Union Pacific raised numerous affirmative defenses in response to plaintiffs' respective complaints, including the existence of a "license" and the fact that "Defendants have acted within their rights and have engaged in uses of their property interests that are permitted."

On April 25, 2001 and August 31, 2001, respectively, plaintiffs sought to certify a class of landowners owning property adjacent to Union Pacific's federally-granted rights-of-way. In support of class certification, plaintiffs identified interpretation of the various federal statutes granting Union Pacific railroad rights-of-way as a predominant common issue of law.

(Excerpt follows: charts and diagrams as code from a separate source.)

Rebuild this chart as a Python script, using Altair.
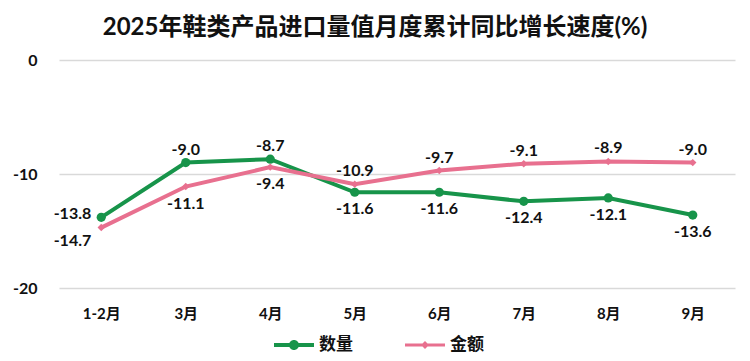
import altair as alt
import pandas as pd

months = ["1-2月", "3月", "4月", "5月", "6月", "7月", "8月", "9月"]
series = ["数量", "金额"]
qty = [-13.8, -9.0, -8.7, -11.6, -11.6, -12.4, -12.1, -13.6]
amt = [-14.7, -11.1, -9.4, -10.9, -9.7, -9.1, -8.9, -9.0]
qty_pos = ["left", "above", "above", "below", "below", "below", "below", "below"]
amt_pos = ["leftbelow", "below", "below", "above", "above", "above", "above", "above"]

colors = ["#17944A", "#E8708F"]
FONT = "Lato, Noto Sans CJK SC, sans-serif"

rows = []
for s, vals, poss in [(series[0], qty, qty_pos), (series[1], amt, amt_pos)]:
    for m, v, p in zip(months, vals, poss):
        rows.append({"month": m, "series": s, "value": v, "pos": p})
df = pd.DataFrame(rows)

x = alt.X("month:N", sort=months, title=None,
          scale=alt.Scale(paddingInner=1, paddingOuter=0.5),
          axis=alt.Axis(labelAngle=0, labelFontSize=15, labelFontWeight="bold",
                        labelColor="#111", labelFont=FONT, labelPadding=18,
                        ticks=False, domain=False, grid=False))
y = alt.Y("value:Q", title=None,
          scale=alt.Scale(domain=[-20, 0], nice=False),
          axis=alt.Axis(values=[0, -10, -20], labelFontSize=16, labelFontWeight="bold",
                        labelColor="#111", labelFont=FONT, labelPadding=22,
                        labelExpr="replace(datum.label, '\u2212', '-')",
                        ticks=False, domain=False, gridColor="#D9D9D9", gridWidth=1.3))

base = alt.Chart(df)
layers = []
shapes_pts = ["circle", "diamond"]
sizes_pts = [85, 55]
for s, c, sh, sz in zip(series, colors, shapes_pts, sizes_pts):
    sub = base.transform_filter(alt.datum.series == s)
    layers.append(sub.mark_line(color=c, strokeWidth=4).encode(x=x, y=y))
    layers.append(sub.mark_point(color=c, filled=True, opacity=1, shape=sh, size=sz).encode(x=x, y=y))

label_specs = {
    "above": dict(align="center", baseline="middle", dx=0, dy=-13),
    "below": dict(align="center", baseline="middle", dx=0, dy=17),
    "left": dict(align="right", baseline="middle", dx=-10, dy=-3),
    "leftbelow": dict(align="right", baseline="middle", dx=-10, dy=13),
}
for p, spec in label_specs.items():
    layers.append(
        base.transform_filter(alt.datum.pos == p)
        .transform_calculate(lbl="replace(format(datum.value, '.1f'), '\u2212', '-')")
        .mark_text(fontSize=16, fontWeight="bold", font=FONT, color="#111", **spec)
        .encode(x=x, y=y, text=alt.Text("lbl:N"))
    )

leg_paths = [
    "M-1,-0.1L1,-0.1L1,0.1L-1,0.1Z M0.25,0A0.25,0.25,0,1,1,-0.25,0A0.25,0.25,0,1,1,0.25,0Z",
    "M-1,-0.08L1,-0.08L1,0.08L-1,0.08Z M0,-0.2L0.2,0L0,0.2L-0.2,0Z",
]
leg = alt.Legend(title=None, orient="none", legendX=215, legendY=265, direction="horizontal",
                 labelFontSize=17, labelFontWeight="bold", labelFont=FONT, labelColor="#111",
                 symbolSize=1600, symbolOpacity=1, symbolStrokeWidth=0, labelOffset=5,
                 columnPadding=52)
layers.append(
    base.mark_point(filled=True, opacity=0).encode(
        x=x, y=y,
        color=alt.Color("series:N", scale=alt.Scale(domain=series, range=colors), legend=leg),
        shape=alt.Shape("series:N", scale=alt.Scale(domain=series, range=leg_paths), legend=leg),
    )
)

chart = alt.layer(*layers).properties(
    width=676, height=228,
    autosize=alt.AutoSizeParams(type="none"),
    padding={"left": 51, "top": 52, "right": 7, "bottom": 65},
    title=alt.Title("2025年鞋类产品进口量值月度累计同比增长速度(%)", fontSize=24,
                    fontWeight="bold", font=FONT, color="#111", anchor="middle",
                    dx=-22, offset=12),
).configure_view(stroke=None)

chart.save("out.html", embed_options={"renderer": "svg", "actions": False})
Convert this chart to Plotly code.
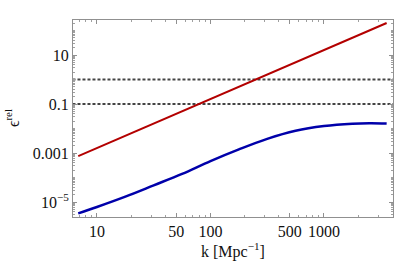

On December 6, 2001, the district court issued an order denying class certification. Nicodemus v. Union Pac. Corp., 204 F.R.D. 479, 493 (D.Wyo.2001). In that same order, the district court, sua sponte, dismissed plaintiffs' causes of action for lack of subject-matter jurisdiction, concluding that it lacked jurisdiction under both 28 U.S.C. § 1331 and 1332. Id. Union Pacific then filed a motion under Rule 59(e) requesting that the district court alter or amend the portion of its judgment in which the court concluded that it lacked subject-matter jurisdiction under 28 U.S.C. § 1331. Nicodemus opposed Union Pacific's motion. The district court denied Union Pacific's motion in an order dated January 22, 2002.

Union Pacific brought this appeal, contending that the district court erred in concluding that it lacked subject-matter jurisdiction under 28 U.S.C. § 1331.

II. Discussion

A. Whether Union Pacific May Appeal the District Court's Order Dismissing Plaintiffs' Causes of Action for Lack of Subject-Matter Jurisdiction.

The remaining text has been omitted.